* Begin *
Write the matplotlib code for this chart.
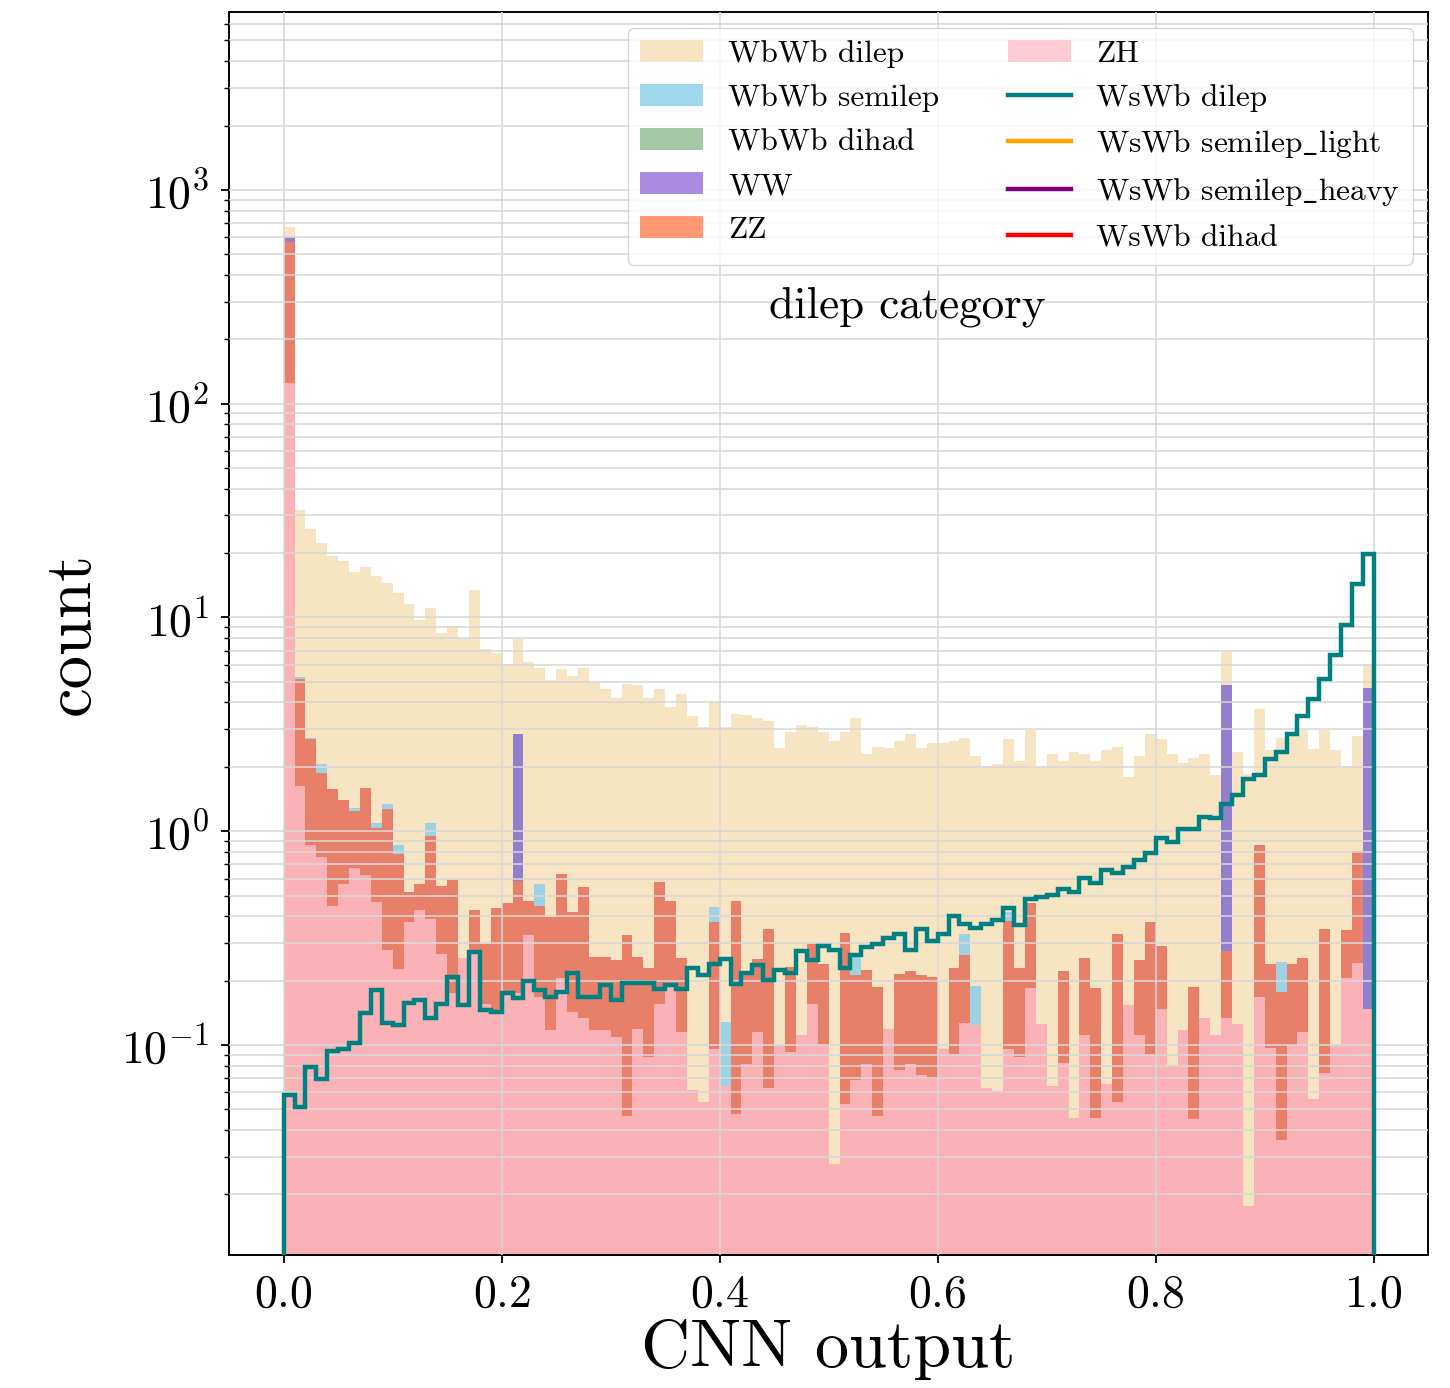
import numpy as np
import matplotlib
matplotlib.use("Agg")
import matplotlib.pyplot as plt
from matplotlib.lines import Line2D

plt.rcParams['font.family'] = 'serif'
plt.rcParams['font.serif'] = ['cmr10', 'DejaVu Serif']
plt.rcParams['mathtext.fontset'] = 'cm'
plt.rcParams['axes.formatter.use_mathtext'] = True
plt.rcParams['axes.unicode_minus'] = False

# 100 bins of CNN output in [0, 1]
edges = np.linspace(0, 1, 101)

zh = [124.5, 1.63, 0.86, 0.753, 0.447, 0.565, 0.669, 0.623, 0.464, 0.279,
      0.227, 0.374, 0.427, 0.390, 0.265, 0.174, 0.254, 0.277, 0.156, 0.140,
      0.177, 0.174, 0.326, 0.168, 0.117, 0.205, 0.143, 0.133, 0.117, 0.117,
      0.109, 0.0464, 0.119, 0.0879, 0.156, 0.187, 0.115, 0.0614, 0.054, 0.0962,
      0.064, 0.0474, 0.0812, 0.115, 0.0632, 0.0986, 0.0927, 0.111, 0.156, 0.0997,
      0.0277, 0.0532, 0.0684, 0.0812, 0.0464, 0.119, 0.0767, 0.0812, 0.0721, 0.0696,
      0.0962, 0.0911, 0.126, 0.124, 0.0629, 0.0609, 0.0962, 0.0879, 0.184, 0.125,
      0.0643, 0.0826, 0.0456, 0.111, 0.0456, 0.0655, 0.054, 0.153, 0.111, 0.0895,
      0.148, 0.0804, 0.117, 0.0448, 0.134, 0.111, 0.134, 0.125, 0.0176, 0.167,
      0.0968, 0.0361, 0.100, 0.115, 0.0561, 0.074, 0.100, 0.205, 0.242, 0.148]

zz = [447.5, 3.50, 1.83, 1.11, 1.12, 0.835, 0.571, 0.977, 0.566, 0.991,
      0.553, 0.146, 0.136, 0.558, 0.288, 0.42, 0, 0.15, 0.142, 0.295,
      0.285, 0.412, 0.146, 0.278, 0.28, 0.424, 0.276, 0.416, 0.141, 0.141,
      0.14, 0.28, 0.139, 0.142, 0.423, 0.285, 0.139, 0, 0, 0.28,
      0, 0.425, 0.131, 0.136, 0.284, 0, 0.14, 0, 0.14, 0.14,
      0, 0.279, 0.144, 0.143, 0.141, 0, 0.139, 0.14, 0.141, 0.138,
      0, 0.139, 0.137, 0, 0, 0, 0.283, 0.142, 0.278, 0,
      0, 0.138, 0, 0.143, 0.14, 0, 0.278, 0, 0.138, 0.285,
      0.142, 0, 0, 0.141, 0, 0, 0.141, 0, 0, 0.693,
      0.143, 0.141, 0.14, 0.139, 0, 0.276, 0, 0.139, 0.567, 0]

ww = [0.0] * 100
ww[0], ww[21], ww[86], ww[99] = 32.0, 2.25, 4.55, 4.55

wbwb_dihad = [0.0] * 100

wbwb_semilep = [0.0] * 100
for i, v in {1: 0.14, 2: 0.05, 3: 0.19, 6: 0.05, 8: 0.06, 9: 0.07, 10: 0.077,
             13: 0.142, 23: 0.123, 39: 0.066, 40: 0.064, 52: 0.046, 62: 0.069,
             63: 0.065, 66: 0.04, 91: 0.068}.items():
    wbwb_semilep[i] = v

wbwb_dilep = [64.0, 26.7, 23.2, 20.15, 17.83, 16.9, 15.0, 15.7, 14.6, 13.2,
              12.2, 11.0, 9.12, 10.0, 7.92, 8.51, 7.75, 13.0, 6.78, 6.40,
              5.61, 5.08, 5.71, 5.26, 4.71, 5.08, 4.88, 5.28, 4.74, 4.37,
              3.96, 4.58, 4.55, 3.98, 4.04, 3.35, 4.11, 3.40, 3.03, 3.57,
              2.95, 3.06, 3.28, 3.14, 2.92, 2.34, 2.67, 3.02, 2.78, 2.66,
              2.62, 2.57, 3.13, 2.08, 2.29, 2.32, 2.43, 2.62, 2.23, 2.37,
              2.48, 2.42, 2.41, 2.07, 1.95, 1.99, 2.27, 1.90, 2.50, 1.875,
              2.24, 1.91, 2.30, 2.05, 1.94, 2.32, 2.15, 1.64, 2.01, 2.47,
              2.40, 2.22, 1.97, 2.02, 2.17, 1.72, 2.08, 2.215, 1.84, 2.86,
              2.15, 2.485, 2.57, 2.71, 2.38, 2.61, 2.29, 1.67, 1.98, 1.33]

wswb_dilep = [0.058, 0.0513, 0.0789, 0.0696, 0.0937, 0.0962, 0.102, 0.141, 0.180, 0.127,
              0.124, 0.157, 0.162, 0.133, 0.155, 0.208, 0.153, 0.272, 0.145, 0.143,
              0.174, 0.165, 0.199, 0.180, 0.167, 0.177, 0.216, 0.167, 0.167, 0.190,
              0.163, 0.194, 0.194, 0.194, 0.182, 0.190, 0.182, 0.228, 0.212, 0.240,
              0.251, 0.192, 0.216, 0.236, 0.201, 0.225, 0.216, 0.275, 0.249, 0.290,
              0.277, 0.230, 0.263, 0.286, 0.298, 0.315, 0.332, 0.279, 0.347, 0.307,
              0.330, 0.400, 0.367, 0.351, 0.367, 0.386, 0.435, 0.363, 0.479, 0.490,
              0.502, 0.539, 0.520, 0.607, 0.573, 0.657, 0.640, 0.681, 0.732, 0.789,
              0.924, 0.891, 1.02, 1.02, 1.17, 1.15, 1.34, 1.47, 1.75, 1.83,
              2.17, 2.35, 2.84, 3.45, 4.13, 5.13, 6.66, 9.2, 14.4, 19.9]

# stacking order: bottom to top
stack = [('ZH', zh, 'pink'),
         ('ZZ', zz, 'coral'),
         ('WW', ww, 'mediumpurple'),
         ('WbWb dihad', wbwb_dihad, 'darkseagreen'),
         ('WbWb semilep', wbwb_semilep, 'skyblue'),
         ('WbWb dilep', wbwb_dilep, 'wheat')]

signal_lines = [('WsWb dilep', 'teal'),
                ('WsWb semilep$\\_$light', 'orange'),
                ('WsWb semilep$\\_$heavy', 'purple'),
                ('WsWb dihad', 'red')]

fig = plt.figure(figsize=(14.5, 13.88), dpi=100)
ax = fig.add_axes([0.158, 0.0958, 0.827, 0.8956])

cum = np.cumsum([np.array(s[1]) for s in stack], axis=0)
base = 1e-4
handles = []
# draw the cumulative totals from 0, top layer first, so lower ones overlap
for k in range(len(stack) - 1, -1, -1):
    label, _, color = stack[k]
    h = ax.stairs(cum[k], edges, baseline=base, fill=True, color=color,
                  alpha=0.8, label=label, lw=0)
    handles.append(h)

ax.stairs(wswb_dilep, edges, baseline=base, color='teal', lw=3.2, zorder=3)
for label, color in signal_lines:
    handles.append(Line2D([], [], color=color, lw=3.2, label=label))

ax.set_yscale('log')
ax.set_xlim(-0.05, 1.05)
ax.set_ylim(0.0104, 6800)

ax.set_axisbelow(False)
ax.grid(True, which='both', color='#d8d8d8', lw=1.4, alpha=0.8)

ax.tick_params(which='major', labelsize=33, length=6, width=1.3, pad=8)
ax.tick_params(which='minor', length=3.5, width=1.0)
for sp in ax.spines.values():
    sp.set_linewidth(1.4)

ax.set_xlabel('CNN output', fontsize=49, labelpad=2)
ax.set_ylabel('count', fontsize=48, labelpad=14)

ax.text(0.5655, 0.7627, 'dilep category', transform=ax.transAxes,
        fontsize=32.5, ha='center', va='center')

ax.legend(handles=handles, ncol=2, loc='upper right', fontsize=22.6,
          columnspacing=2.2, labelspacing=0.51)

fig.savefig('out.png', dpi=100)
* End *
▶ [Request]
Give again, word for word, every line from the top of the data above to the line holding "from matplotlib.lines import Line2D", inclusive, with the pictures left out.

▶ [Written answer]
Write the matplotlib code for this chart.
import numpy as np
import matplotlib
matplotlib.use("Agg")
import matplotlib.pyplot as plt
from matplotlib.lines import Line2D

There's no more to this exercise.